Will you output all of the data below exactly, omitting the images?

SUPPLIED MATERIAL ::
## begin

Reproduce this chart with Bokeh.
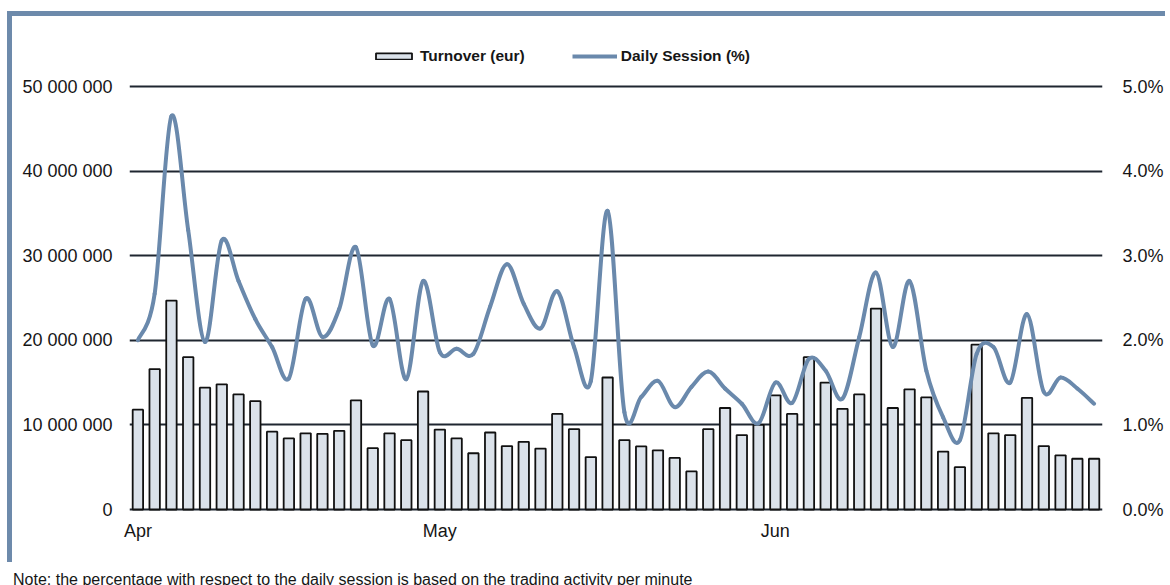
import numpy as np
from bokeh.plotting import figure
from bokeh.layouts import column
from bokeh.models import (Range1d, LinearAxis, FixedTicker, PrintfTickFormatter,
                          Legend, LegendItem, Div)
from bokeh.embed import file_html
from bokeh.resources import INLINE

# ---------------- data ----------------
month_labels = ["Apr", "May", "Jun"]
month_first_day_index = [0, 18, 38]   # index of first trading day of each month

turnover_million_eur = [
    11.8, 16.6, 24.7, 18.0, 14.4, 14.8, 13.6, 12.8, 9.2, 8.4,
    9.0, 8.95, 9.3, 12.9, 7.25, 9.0, 8.2, 13.95, 9.45, 8.4,
    6.65, 9.1, 7.5, 8.0, 7.2, 11.3, 9.5, 6.2, 15.6, 8.2,
    7.45, 7.0, 6.1, 4.5, 9.5, 12.0, 8.8, 10.0, 13.5, 11.3,
    18.0, 15.0, 11.9, 13.6, 23.75, 12.0, 14.2, 13.25, 6.85, 5.0,
    19.5, 9.0, 8.8, 13.2, 7.5, 6.4, 6.0, 6.0,
]
daily_session_pct = [
    2.0, 2.55, 4.65, 3.3, 1.98, 3.18, 2.7, 2.25, 1.92, 1.55,
    2.49, 2.04, 2.37, 3.1, 1.94, 2.49, 1.54, 2.7, 1.86, 1.9,
    1.84, 2.4, 2.9, 2.43, 2.14, 2.58, 1.92, 1.52, 3.53, 1.15,
    1.33, 1.52, 1.21, 1.45, 1.63, 1.43, 1.25, 1.02, 1.5, 1.26,
    1.78, 1.64, 1.31, 2.04, 2.8, 1.92, 2.7, 1.64, 1.09, 0.82,
    1.84, 1.92, 1.5, 2.31, 1.39, 1.56, 1.43, 1.25,
]
left_ticks = [0, 10_000_000, 20_000_000, 30_000_000, 40_000_000, 50_000_000]
left_tick_labels = ["0", "10 000 000", "20 000 000", "30 000 000", "40 000 000", "50 000 000"]
right_ticks = [0, 1, 2, 3, 4, 5]
legend_labels = ["Turnover (eur)", "Daily Session (%)"]
note_text = "Note: the percentage with respect to the daily session is based on the trading activity per minute"

# ---------------- styling ----------------
FONT = "Liberation Sans"
TXT = "#161616"
BAR_FILL = "#dbe2ea"
LINE_COL = "#6a89ac"
BORDER_COL = "#6d8aab"
GRID_COL = "#1f2630"

n = len(turnover_million_eur)
idx = np.arange(n, dtype=float)
turnover = np.array(turnover_million_eur) * 1e6
pct = np.array(daily_session_pct)

W, H = 1158, 551
y_lo, y_hi = -0.2364, 55.674   # millions; headroom above 50M hosts the legend
p = figure(width=W, height=H, output_backend="svg", toolbar_location=None,
           x_range=Range1d(-0.5, n - 0.5),
           y_range=Range1d(y_lo * 1e6, y_hi * 1e6),
           min_border_left=117, min_border_right=68, min_border_top=22, min_border_bottom=56,
           styles={"margin-left": "7px", "margin-top": "11px",
                   "border-left": f"5px solid {BORDER_COL}",
                   "border-top": f"5px solid {BORDER_COL}"})
p.outline_line_color = None
p.background_fill_color = "white"
p.border_fill_color = "white"
p.extra_y_ranges = {"pct": Range1d(y_lo / 10, y_hi / 10)}

p.xgrid.visible = False
p.ygrid.ticker = FixedTicker(ticks=left_ticks)
p.ygrid.grid_line_color = GRID_COL
p.ygrid.grid_line_width = 2

# bars
bars = p.vbar(x=idx, top=turnover, bottom=0, width=0.62,
              fill_color=BAR_FILL, line_color="#111111", line_width=1.8)

# smoothed line (cubic bezier through each data point, Catmull-Rom style)
xp = np.concatenate([[idx[0]], idx[:-1]])
yp = np.concatenate([[pct[0]], pct[:-1]])
xn = np.concatenate([idx[1:], [idx[-1]]])
yn = np.concatenate([pct[1:], [pct[-1]]])
x0, y0, x1, y1 = idx[:-1], pct[:-1], idx[1:], pct[1:]
cx0 = x0 + (x1 - xp[:-1]) / 6.0
cy0 = y0 + (y1 - yp[:-1]) / 6.0
cx1 = x1 - (xn[1:] - x0) / 6.0
cy1 = y1 - (yn[1:] - y0) / 6.0
p.bezier(x0=x0, y0=y0, x1=x1, y1=y1, cx0=cx0, cy0=cy0, cx1=cx1, cy1=cy1,
         line_color=LINE_COL, line_width=4, line_cap="round", y_range_name="pct")
# single-point line (draws nothing itself) that supplies the legend swatch
legend_line = p.line(x=idx[:1], y=pct[:1], line_color=LINE_COL, line_width=4,
                     y_range_name="pct")

# axes
def style_axis(ax, standoff):
    ax.axis_line_color = None
    ax.major_tick_line_color = None
    ax.minor_tick_line_color = None
    ax.major_tick_in = 0
    ax.major_tick_out = 0
    ax.major_label_standoff = standoff
    ax.major_label_text_font = FONT
    ax.major_label_text_font_size = "18px"
    ax.major_label_text_color = TXT

p.yaxis.ticker = FixedTicker(ticks=left_ticks)
p.yaxis.major_label_overrides = {t: l for t, l in zip(left_ticks, left_tick_labels)}
style_axis(p.yaxis[0], 17)

raxis = LinearAxis(y_range_name="pct", ticker=FixedTicker(ticks=right_ticks),
                   formatter=PrintfTickFormatter(format="%.1f%%"))
style_axis(raxis, 20)
p.add_layout(raxis, "right")

p.xaxis.ticker = FixedTicker(ticks=month_first_day_index)
p.xaxis.major_label_overrides = {i: m for i, m in zip(month_first_day_index, month_labels)}
style_axis(p.xaxis[0], 9)

# legend (in the headroom above the 50M grid line)
legend = Legend(items=[LegendItem(label=legend_labels[0], renderers=[bars]),
                       LegendItem(label=legend_labels[1], renderers=[legend_line])],
                orientation="horizontal", location=(242, 446),
                glyph_width=45, glyph_height=8, label_standoff=4, spacing=47,
                label_height=16, padding=0, margin=0,
                border_line_color=None, background_fill_alpha=0,
                label_text_font=FONT, label_text_font_size="15.5px",
                label_text_font_style="bold", label_text_color=TXT)
p.add_layout(legend, "center")

note = Div(text=note_text, width=1157, height=18,
           styles={"margin-left": "13px", "font-family": FONT, "font-size": "16px",
                   "color": TXT, "line-height": "25px", "overflow": "hidden",
                   "white-space": "nowrap"})

layout = column(p, note, spacing=0)
open("out.html", "w").write(file_html(layout, INLINE))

## end

RESPONSE ::
Reproduce this chart with Bokeh.
import numpy as np
from bokeh.plotting import figure
from bokeh.layouts import column
from bokeh.models import (Range1d, LinearAxis, FixedTicker, PrintfTickFormatter,
                          Legend, LegendItem, Div)
from bokeh.embed import file_html
from bokeh.resources import INLINE

# ---------------- data ----------------
month_labels = ["Apr", "May", "Jun"]
month_first_day_index = [0, 18, 38]   # index of first trading day of each month

turnover_million_eur = [
    11.8, 16.6, 24.7, 18.0, 14.4, 14.8, 13.6, 12.8, 9.2, 8.4,
    9.0, 8.95, 9.3, 12.9, 7.25, 9.0, 8.2, 13.95, 9.45, 8.4,
    6.65, 9.1, 7.5, 8.0, 7.2, 11.3, 9.5, 6.2, 15.6, 8.2,
    7.45, 7.0, 6.1, 4.5, 9.5, 12.0, 8.8, 10.0, 13.5, 11.3,
    18.0, 15.0, 11.9, 13.6, 23.75, 12.0, 14.2, 13.25, 6.85, 5.0,
    19.5, 9.0, 8.8, 13.2, 7.5, 6.4, 6.0, 6.0,
]
daily_session_pct = [
    2.0, 2.55, 4.65, 3.3, 1.98, 3.18, 2.7, 2.25, 1.92, 1.55,
    2.49, 2.04, 2.37, 3.1, 1.94, 2.49, 1.54, 2.7, 1.86, 1.9,
    1.84, 2.4, 2.9, 2.43, 2.14, 2.58, 1.92, 1.52, 3.53, 1.15,
    1.33, 1.52, 1.21, 1.45, 1.63, 1.43, 1.25, 1.02, 1.5, 1.26,
    1.78, 1.64, 1.31, 2.04, 2.8, 1.92, 2.7, 1.64, 1.09, 0.82,
    1.84, 1.92, 1.5, 2.31, 1.39, 1.56, 1.43, 1.25,
]
left_ticks = [0, 10_000_000, 20_000_000, 30_000_000, 40_000_000, 50_000_000]
left_tick_labels = ["0", "10 000 000", "20 000 000", "30 000 000", "40 000 000", "50 000 000"]
right_ticks = [0, 1, 2, 3, 4, 5]
legend_labels = ["Turnover (eur)", "Daily Session (%)"]
note_text = "Note: the percentage with respect to the daily session is based on the trading activity per minute"

# ---------------- styling ----------------
FONT = "Liberation Sans"
TXT = "#161616"
BAR_FILL = "#dbe2ea"
LINE_COL = "#6a89ac"
BORDER_COL = "#6d8aab"
GRID_COL = "#1f2630"

n = len(turnover_million_eur)
idx = np.arange(n, dtype=float)
turnover = np.array(turnover_million_eur) * 1e6
pct = np.array(daily_session_pct)

W, H = 1158, 551
y_lo, y_hi = -0.2364, 55.674   # millions; headroom above 50M hosts the legend
p = figure(width=W, height=H, output_backend="svg", toolbar_location=None,
           x_range=Range1d(-0.5, n - 0.5),
           y_range=Range1d(y_lo * 1e6, y_hi * 1e6),
           min_border_left=117, min_border_right=68, min_border_top=22, min_border_bottom=56,
           styles={"margin-left": "7px", "margin-top": "11px",
                   "border-left": f"5px solid {BORDER_COL}",
                   "border-top": f"5px solid {BORDER_COL}"})
p.outline_line_color = None
p.background_fill_color = "white"
p.border_fill_color = "white"
p.extra_y_ranges = {"pct": Range1d(y_lo / 10, y_hi / 10)}

p.xgrid.visible = False
p.ygrid.ticker = FixedTicker(ticks=left_ticks)
p.ygrid.grid_line_color = GRID_COL
p.ygrid.grid_line_width = 2

# bars
bars = p.vbar(x=idx, top=turnover, bottom=0, width=0.62,
              fill_color=BAR_FILL, line_color="#111111", line_width=1.8)

# smoothed line (cubic bezier through each data point, Catmull-Rom style)
xp = np.concatenate([[idx[0]], idx[:-1]])
yp = np.concatenate([[pct[0]], pct[:-1]])
xn = np.concatenate([idx[1:], [idx[-1]]])
yn = np.concatenate([pct[1:], [pct[-1]]])
x0, y0, x1, y1 = idx[:-1], pct[:-1], idx[1:], pct[1:]
cx0 = x0 + (x1 - xp[:-1]) / 6.0
cy0 = y0 + (y1 - yp[:-1]) / 6.0
cx1 = x1 - (xn[1:] - x0) / 6.0
cy1 = y1 - (yn[1:] - y0) / 6.0
p.bezier(x0=x0, y0=y0, x1=x1, y1=y1, cx0=cx0, cy0=cy0, cx1=cx1, cy1=cy1,
         line_color=LINE_COL, line_width=4, line_cap="round", y_range_name="pct")
# single-point line (draws nothing itself) that supplies the legend swatch
legend_line = p.line(x=idx[:1], y=pct[:1], line_color=LINE_COL, line_width=4,
                     y_range_name="pct")

# axes
def style_axis(ax, standoff):
    ax.axis_line_color = None
    ax.major_tick_line_color = None
    ax.minor_tick_line_color = None
    ax.major_tick_in = 0
    ax.major_tick_out = 0
    ax.major_label_standoff = standoff
    ax.major_label_text_font = FONT
    ax.major_label_text_font_size = "18px"
    ax.major_label_text_color = TXT

p.yaxis.ticker = FixedTicker(ticks=left_ticks)
p.yaxis.major_label_overrides = {t: l for t, l in zip(left_ticks, left_tick_labels)}
style_axis(p.yaxis[0], 17)

raxis = LinearAxis(y_range_name="pct", ticker=FixedTicker(ticks=right_ticks),
                   formatter=PrintfTickFormatter(format="%.1f%%"))
style_axis(raxis, 20)
p.add_layout(raxis, "right")

p.xaxis.ticker = FixedTicker(ticks=month_first_day_index)
p.xaxis.major_label_overrides = {i: m for i, m in zip(month_first_day_index, month_labels)}
style_axis(p.xaxis[0], 9)

# legend (in the headroom above the 50M grid line)
legend = Legend(items=[LegendItem(label=legend_labels[0], renderers=[bars]),
                       LegendItem(label=legend_labels[1], renderers=[legend_line])],
                orientation="horizontal", location=(242, 446),
                glyph_width=45, glyph_height=8, label_standoff=4, spacing=47,
                label_height=16, padding=0, margin=0,
                border_line_color=None, background_fill_alpha=0,
                label_text_font=FONT, label_text_font_size="15.5px",
                label_text_font_style="bold", label_text_color=TXT)
p.add_layout(legend, "center")

note = Div(text=note_text, width=1157, height=18,
           styles={"margin-left": "13px", "font-family": FONT, "font-size": "16px",
                   "color": TXT, "line-height": "25px", "overflow": "hidden",
                   "white-space": "nowrap"})

layout = column(p, note, spacing=0)
open("out.html", "w").write(file_html(layout, INLINE))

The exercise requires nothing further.